If the price of a match skyrockets because a specific superstar qualifies or a high-profile matchup is locked in, the speculator faces a squeeze. If they sold a speculative ticket for $500, but the market price jumps to $1,500, fulfilling that order means taking a massive financial loss.
Instead of taking the hit, the broker simply cancels the order. They pay a nominal penalty to the resale platform, pocket their capital, or re-list under a different entity to sell to the higher bidder. The platform then informs the buyer that their ticket is unavailable, often just days before kickoff, offering a refund that does nothing to recover thousands of dollars spent on non-refundable flights and hotels.
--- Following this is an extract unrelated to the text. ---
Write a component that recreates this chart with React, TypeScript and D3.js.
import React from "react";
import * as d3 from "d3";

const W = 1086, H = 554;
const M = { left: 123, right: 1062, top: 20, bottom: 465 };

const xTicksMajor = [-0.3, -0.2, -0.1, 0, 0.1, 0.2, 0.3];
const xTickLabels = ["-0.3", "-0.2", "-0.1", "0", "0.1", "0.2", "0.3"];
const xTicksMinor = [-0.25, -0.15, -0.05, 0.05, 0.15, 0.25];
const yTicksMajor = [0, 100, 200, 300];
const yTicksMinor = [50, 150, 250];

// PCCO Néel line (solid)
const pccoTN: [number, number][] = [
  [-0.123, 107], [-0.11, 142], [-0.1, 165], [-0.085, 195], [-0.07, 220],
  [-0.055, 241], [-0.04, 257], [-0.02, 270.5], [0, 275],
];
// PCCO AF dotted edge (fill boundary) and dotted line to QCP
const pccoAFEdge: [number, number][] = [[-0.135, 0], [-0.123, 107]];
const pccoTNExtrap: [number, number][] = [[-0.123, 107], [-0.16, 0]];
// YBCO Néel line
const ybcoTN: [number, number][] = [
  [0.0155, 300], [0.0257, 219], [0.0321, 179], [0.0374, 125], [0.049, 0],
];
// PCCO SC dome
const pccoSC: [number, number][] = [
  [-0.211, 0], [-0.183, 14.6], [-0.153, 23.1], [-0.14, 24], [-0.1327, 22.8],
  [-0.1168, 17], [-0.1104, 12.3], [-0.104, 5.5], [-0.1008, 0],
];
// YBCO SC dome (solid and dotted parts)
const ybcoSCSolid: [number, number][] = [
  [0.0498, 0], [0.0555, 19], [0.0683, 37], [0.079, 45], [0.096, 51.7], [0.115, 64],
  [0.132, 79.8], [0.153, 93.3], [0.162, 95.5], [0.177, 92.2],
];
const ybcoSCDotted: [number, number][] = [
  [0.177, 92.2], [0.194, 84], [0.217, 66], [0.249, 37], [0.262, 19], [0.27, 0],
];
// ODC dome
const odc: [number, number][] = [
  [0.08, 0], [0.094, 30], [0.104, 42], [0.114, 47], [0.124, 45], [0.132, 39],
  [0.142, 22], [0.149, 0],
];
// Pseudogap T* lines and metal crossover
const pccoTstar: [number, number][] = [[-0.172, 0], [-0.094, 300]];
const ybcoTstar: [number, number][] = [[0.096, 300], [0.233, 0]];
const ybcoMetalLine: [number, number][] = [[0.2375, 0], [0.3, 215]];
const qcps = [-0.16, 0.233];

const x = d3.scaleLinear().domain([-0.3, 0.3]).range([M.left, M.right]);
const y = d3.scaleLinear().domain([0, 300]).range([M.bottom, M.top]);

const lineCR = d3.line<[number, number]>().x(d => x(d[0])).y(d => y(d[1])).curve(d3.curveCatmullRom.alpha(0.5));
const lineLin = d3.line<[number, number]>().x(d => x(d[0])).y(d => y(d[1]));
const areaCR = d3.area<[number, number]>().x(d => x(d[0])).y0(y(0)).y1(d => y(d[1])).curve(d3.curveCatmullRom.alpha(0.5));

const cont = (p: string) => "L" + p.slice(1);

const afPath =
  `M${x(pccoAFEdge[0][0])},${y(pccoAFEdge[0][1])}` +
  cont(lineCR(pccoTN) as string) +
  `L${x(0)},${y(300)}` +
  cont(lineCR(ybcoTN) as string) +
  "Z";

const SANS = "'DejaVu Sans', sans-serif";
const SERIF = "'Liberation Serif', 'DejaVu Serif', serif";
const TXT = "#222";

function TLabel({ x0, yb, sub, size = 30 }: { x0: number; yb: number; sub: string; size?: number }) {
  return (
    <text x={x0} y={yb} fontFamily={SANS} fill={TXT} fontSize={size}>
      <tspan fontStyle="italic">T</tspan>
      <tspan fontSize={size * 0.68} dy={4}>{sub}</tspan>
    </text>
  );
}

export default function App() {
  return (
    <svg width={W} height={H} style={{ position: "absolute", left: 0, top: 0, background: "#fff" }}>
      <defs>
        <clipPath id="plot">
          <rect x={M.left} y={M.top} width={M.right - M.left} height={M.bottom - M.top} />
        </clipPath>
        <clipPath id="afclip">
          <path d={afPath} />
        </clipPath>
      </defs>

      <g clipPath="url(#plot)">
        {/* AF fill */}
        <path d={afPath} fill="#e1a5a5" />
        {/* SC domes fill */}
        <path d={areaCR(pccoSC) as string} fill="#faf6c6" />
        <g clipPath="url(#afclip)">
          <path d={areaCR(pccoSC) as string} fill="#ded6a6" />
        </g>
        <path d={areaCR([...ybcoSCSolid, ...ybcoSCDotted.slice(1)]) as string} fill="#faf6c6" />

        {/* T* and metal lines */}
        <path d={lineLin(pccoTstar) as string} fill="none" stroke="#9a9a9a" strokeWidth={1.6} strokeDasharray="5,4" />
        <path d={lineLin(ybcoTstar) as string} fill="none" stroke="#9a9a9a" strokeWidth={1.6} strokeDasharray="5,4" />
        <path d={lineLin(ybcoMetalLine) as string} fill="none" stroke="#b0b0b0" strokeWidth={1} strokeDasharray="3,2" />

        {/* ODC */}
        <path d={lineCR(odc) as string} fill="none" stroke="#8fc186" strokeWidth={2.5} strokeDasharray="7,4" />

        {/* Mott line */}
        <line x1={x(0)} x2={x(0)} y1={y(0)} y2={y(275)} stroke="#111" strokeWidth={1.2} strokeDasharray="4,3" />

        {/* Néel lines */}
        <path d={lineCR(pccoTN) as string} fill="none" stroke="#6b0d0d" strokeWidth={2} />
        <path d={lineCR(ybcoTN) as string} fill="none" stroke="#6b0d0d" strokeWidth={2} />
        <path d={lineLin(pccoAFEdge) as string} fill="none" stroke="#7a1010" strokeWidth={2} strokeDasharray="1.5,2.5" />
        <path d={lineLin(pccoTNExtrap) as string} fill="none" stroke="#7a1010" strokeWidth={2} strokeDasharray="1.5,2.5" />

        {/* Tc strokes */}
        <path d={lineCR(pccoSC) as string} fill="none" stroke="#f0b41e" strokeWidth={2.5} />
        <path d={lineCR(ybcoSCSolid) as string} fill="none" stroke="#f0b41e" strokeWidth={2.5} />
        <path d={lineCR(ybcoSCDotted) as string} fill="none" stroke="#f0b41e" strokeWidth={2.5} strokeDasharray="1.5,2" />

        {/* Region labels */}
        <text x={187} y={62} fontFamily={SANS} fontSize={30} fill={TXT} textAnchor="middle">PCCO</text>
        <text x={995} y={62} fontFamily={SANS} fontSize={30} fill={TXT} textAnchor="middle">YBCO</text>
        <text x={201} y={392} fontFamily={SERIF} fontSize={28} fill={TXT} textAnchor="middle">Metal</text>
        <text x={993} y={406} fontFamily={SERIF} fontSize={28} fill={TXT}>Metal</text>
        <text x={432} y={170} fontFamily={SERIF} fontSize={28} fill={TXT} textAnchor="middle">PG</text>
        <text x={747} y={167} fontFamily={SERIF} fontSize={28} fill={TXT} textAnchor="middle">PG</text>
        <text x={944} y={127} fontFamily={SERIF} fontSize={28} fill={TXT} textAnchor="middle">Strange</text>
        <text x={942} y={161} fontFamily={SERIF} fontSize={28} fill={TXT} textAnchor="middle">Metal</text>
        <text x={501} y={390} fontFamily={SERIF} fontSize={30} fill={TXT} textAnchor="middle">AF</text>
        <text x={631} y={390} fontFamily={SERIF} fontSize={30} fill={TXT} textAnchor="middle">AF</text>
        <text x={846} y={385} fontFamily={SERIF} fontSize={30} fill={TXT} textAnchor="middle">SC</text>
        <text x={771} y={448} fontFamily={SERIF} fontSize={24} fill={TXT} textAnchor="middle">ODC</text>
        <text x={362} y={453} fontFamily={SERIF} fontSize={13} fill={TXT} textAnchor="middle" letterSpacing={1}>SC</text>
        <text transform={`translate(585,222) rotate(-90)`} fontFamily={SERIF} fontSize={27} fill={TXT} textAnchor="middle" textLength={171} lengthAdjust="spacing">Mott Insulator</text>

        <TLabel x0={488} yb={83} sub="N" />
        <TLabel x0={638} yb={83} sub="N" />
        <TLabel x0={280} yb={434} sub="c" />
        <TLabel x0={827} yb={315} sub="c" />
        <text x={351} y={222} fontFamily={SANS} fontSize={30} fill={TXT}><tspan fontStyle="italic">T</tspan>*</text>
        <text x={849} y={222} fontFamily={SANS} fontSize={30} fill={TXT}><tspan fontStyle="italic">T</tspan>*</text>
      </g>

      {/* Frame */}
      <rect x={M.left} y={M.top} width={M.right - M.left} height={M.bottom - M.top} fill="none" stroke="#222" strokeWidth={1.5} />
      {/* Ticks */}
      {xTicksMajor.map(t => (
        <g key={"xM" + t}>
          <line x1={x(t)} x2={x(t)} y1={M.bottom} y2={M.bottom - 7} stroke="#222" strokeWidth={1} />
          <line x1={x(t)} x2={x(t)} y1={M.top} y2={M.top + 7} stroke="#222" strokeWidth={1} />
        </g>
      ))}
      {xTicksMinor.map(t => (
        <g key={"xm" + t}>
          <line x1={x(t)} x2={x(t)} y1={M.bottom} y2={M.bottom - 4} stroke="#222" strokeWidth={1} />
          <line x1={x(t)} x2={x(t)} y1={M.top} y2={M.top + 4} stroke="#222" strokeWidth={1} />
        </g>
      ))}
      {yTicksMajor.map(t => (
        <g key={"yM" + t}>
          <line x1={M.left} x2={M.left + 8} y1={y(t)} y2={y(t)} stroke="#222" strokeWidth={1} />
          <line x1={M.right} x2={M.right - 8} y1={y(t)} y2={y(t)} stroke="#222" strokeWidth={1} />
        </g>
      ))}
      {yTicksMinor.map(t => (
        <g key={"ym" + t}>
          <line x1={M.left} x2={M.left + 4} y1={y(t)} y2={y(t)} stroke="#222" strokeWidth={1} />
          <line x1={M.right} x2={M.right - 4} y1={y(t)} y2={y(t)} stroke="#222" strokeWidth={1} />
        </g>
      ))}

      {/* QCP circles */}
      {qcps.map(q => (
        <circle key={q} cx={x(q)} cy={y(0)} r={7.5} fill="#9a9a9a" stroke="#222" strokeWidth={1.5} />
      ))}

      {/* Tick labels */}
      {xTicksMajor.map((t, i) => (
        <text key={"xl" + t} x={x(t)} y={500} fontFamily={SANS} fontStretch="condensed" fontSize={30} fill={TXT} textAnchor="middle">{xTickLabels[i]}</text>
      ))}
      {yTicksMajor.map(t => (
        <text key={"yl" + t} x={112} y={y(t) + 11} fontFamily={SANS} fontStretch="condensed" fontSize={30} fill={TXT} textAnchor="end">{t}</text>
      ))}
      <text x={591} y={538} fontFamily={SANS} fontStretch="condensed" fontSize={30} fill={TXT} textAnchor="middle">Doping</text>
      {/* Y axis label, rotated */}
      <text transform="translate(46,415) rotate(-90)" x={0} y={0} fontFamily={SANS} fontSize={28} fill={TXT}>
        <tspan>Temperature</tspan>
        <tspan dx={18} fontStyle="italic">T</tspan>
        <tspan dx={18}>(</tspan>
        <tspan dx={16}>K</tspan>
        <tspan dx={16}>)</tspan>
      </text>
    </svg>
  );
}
FIFA Digital Chokepoints and the Illusion of Control
The crisis is further accelerated by the technical infrastructure of modern sports ticketing. Tournament organizers have abandoned paper and standard PDFs in favor of proprietary, closed-loop smartphone applications. These apps utilize dynamic, rotating QR codes that refresh every few seconds, explicitly designed to prevent screenshots from gaining entry.
This technology creates an intentional digital chokepoint. To transfer a ticket legitimately, the transaction must pass through the official tournament infrastructure. FIFA restricts these transfers to an official, price-capped resale platform, attempting to choking off the open market.
Secondary platforms try to bypass this by demanding that sellers hand over their entire ticketing account credentials to the buyer, or by utilizing unauthorized API integrations that attempt to mirror the dynamic tokens. It is a cat-and-mouse game played with high-stakes software.
When football governing bodies update their app security protocols or implement strict identity verification at stadium perimeters, thousands of secondary market transfers break overnight. The security patch that closes an unauthorized transfer pathway looks like a technical error to the consumer, but it is actually a deliberate strike by the organizer to wipe out external marketplaces.
Why Platform Guarantees Are a Mirage
The major secondary marketplaces prominently feature buyer protection guarantees to build consumer confidence. They promise a full refund or comparable replacement tickets if your order falls through.
This sounds reassuring on paper. In practice, it is a risk-management calculation that leaves the fan holding the short straw.
During a major global tournament, the supply of alternative tickets dries up completely for high-demand matches. A platform cannot conjure a replacement seat for a semi-final out of thin air if every seat in the stadium is occupied. When replacement inventory is unavailable, the platform defaults to a standard cash refund.
From a corporate accounting perspective, a refund settles the ledger and mitigates legal liability. For the fan who traveled across oceans, the refund is an insult. The platform does not cover the cost of a cross-continental flight, weeks of hotel bookings, or the opportunity cost of a once-in-a-lifetime journey. The platforms have structured their terms of service to insulate themselves from these consequential damages, shifting the entire real-world financial risk onto the consumer.
The Failure of Cross Border Enforcement
Regulatory bodies remain largely powerless to stop this international arbitrage. A fan located in London might buy a ticket from a broker based in Miami, via a platform registered in Switzerland, for a match played in a completely different country.
This fragmentation creates a regulatory vacuum that legacy consumer protection laws cannot address. When a transaction fails, determining which jurisdiction applies is a legal nightmare. National enforcement agencies lack the authority to police digital syndicates operating out of foreign data centers.
The platforms themselves leverage this complexity. They operate as mere matching services rather than primary sellers, legally distancing themselves from the fraudulent behavior of individual users on their systems. They argue they are technology companies providing a venue for commerce, not ticket vendors, successfully evading the stringent anti-scalping legislation enacted by host nations.
This legal shield allows the industry to resist meaningful reform. Until international consumer protection frameworks treat secondary ticket platforms as active participants liable for the validity of their inventory rather than passive noticeboards, the speculative cycle will continue. Fans will continue to buy airfare on a gamble, unaware that their entry to the stadium depends entirely on whether a hidden broker decides that fulfilling an order is profitable enough to justify the effort.